The whole thing is propulsive as all hell, fuelled by Jennifer Lame’s intense and intuitive editing and Ludwig Goransson’s unforgettable score. Though it comes only 2/3 of the way through the film, the grandest culmination of everyone’s respective talents (aside from the truly haunting ending) is, naturally, the Trinity test, in all its grandeur and horror. A breathlessly tense sequence, it pulls off that near-impossible historical biopic trick of making you think maybe, just maybe, the bomb might fail to work, and when it finally does go off Nolan manages to, somehow, make it feel like a huge relief without actually granting catharsis. It’s a moment of triumph, yet also the no-going-back point of one of the most evil things ever built by humanity, and this balance is struck flawlessly.

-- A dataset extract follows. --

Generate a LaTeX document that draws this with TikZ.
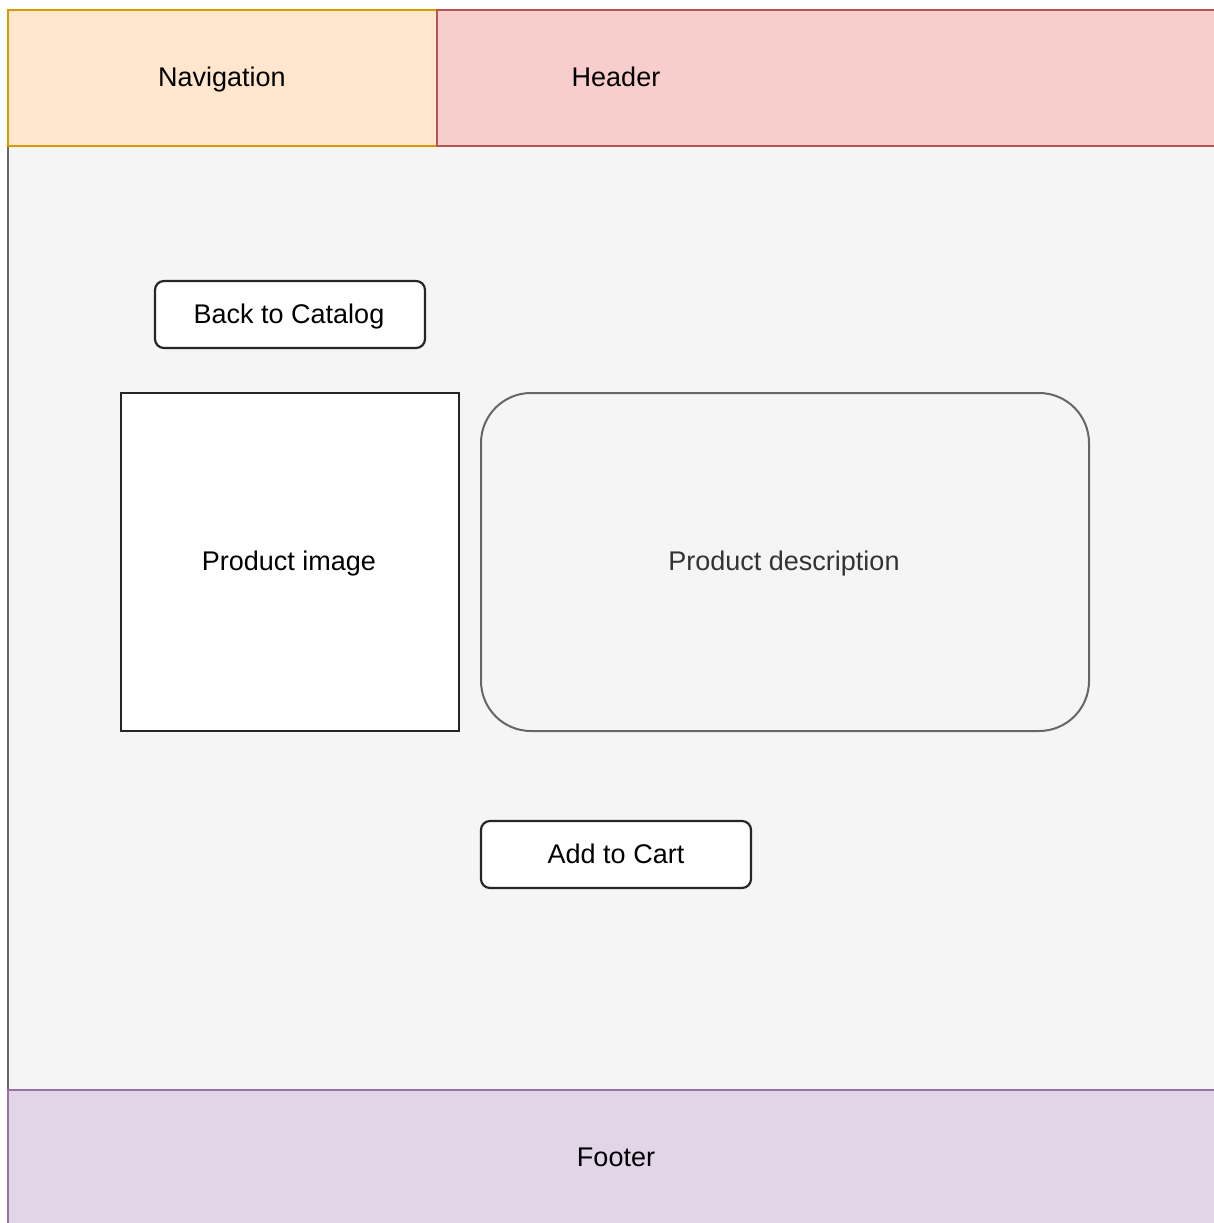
\documentclass[tikz,border=0pt]{standalone}
\usepackage{fontspec}
\setmainfont{Liberation Sans}
\begin{document}
\begin{tikzpicture}[x=1pt,y=-1pt,
  every node/.style={inner sep=0pt, outer sep=0pt},
  lbl/.style={font=\fontsize{27}{31}\selectfont, anchor=base, yshift=-9.7pt},
  btn/.style={draw=black!85, fill=white, line width=2.2pt, rounded corners=9pt, anchor=north west, minimum width=270pt, minimum height=67pt}
]
\useasboundingbox (0,0) rectangle (1214,1223);
\fill[white] (0,0) rectangle (1214,1223);
% main area
\node[draw=black!60, fill=black!4, line width=1.5pt, anchor=north west, minimum width=1220pt, minimum height=946pt] (main) at (8,145) {};
% header bars
\node[draw={rgb,255:red,215;green,155;blue,0}, fill={rgb,255:red,255;green,230;blue,204}, line width=2pt, anchor=north west, minimum width=429pt, minimum height=136pt] (nav) at (8,10) {};
\node[lbl] at (222,77) (navt) {Navigation};
\node[draw={rgb,255:red,184;green,84;blue,80}, fill={rgb,255:red,248;green,206;blue,204}, line width=2pt, anchor=north west, minimum width=790pt, minimum height=136pt] (head) at (437,10) {};
\node[lbl] at (616,77) (headt) {Header};
% footer
\node[draw={rgb,255:red,150;green,115;blue,166}, fill={rgb,255:red,225;green,213;blue,231}, line width=2pt, anchor=north west, minimum width=1220pt, minimum height=145pt] (foot) at (8,1090) {};
\node[lbl] at (616,1157) (foott) {Footer};
% buttons
\node[btn] (back) at (155,281) {};
\node[lbl] at (289,314) (backt) {Back to Catalog};
\node[btn] (cart) at (481,821) {};
\node[lbl] at (616,854) (cartt) {Add to Cart};
% product image
\node[draw=black!85, fill=white, line width=2.2pt, anchor=north west, minimum width=338pt, minimum height=338pt] (img) at (121,393) {};
\node[lbl] at (289,561) (imgt) {Product image};
% description
\node[draw=black!60, fill=black!4, line width=2pt, rounded corners=50pt, anchor=north west, minimum width=608pt, minimum height=338pt] (desc) at (481,393) {};
\node[lbl, text=black!80] at (784,561) (desct) {Product description};
\end{tikzpicture}
\end{document}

Over the course of Nolan’s previous 11 films, he’s done weighty, he’s done profound, and he’s done head-spinning thrills in his signature as-practical-as-possible style. Maybe Interstellar is his most purely emotive, maybe Dunkirk is his best work as a pure technician, and maybe Inception or The Dark Knight are his most fun nights out at the movies. Yet, none of them have combined all of his talents like Oppenheimer does, a work of a master filmmaker that he, and very literally he alone, could have got made in today’s movie climate. It’s such a truly immense thrill that this exists (and not just that, that it’s already made a boatload of money), a difficult and deeply personal statement from, quite simply, the only director punching in this weight class.
Good review. I felt that this movie was a culmination of Nolan’s work. It was truly cinematic and bold and engaging from start to finish. Definitely worth the hype.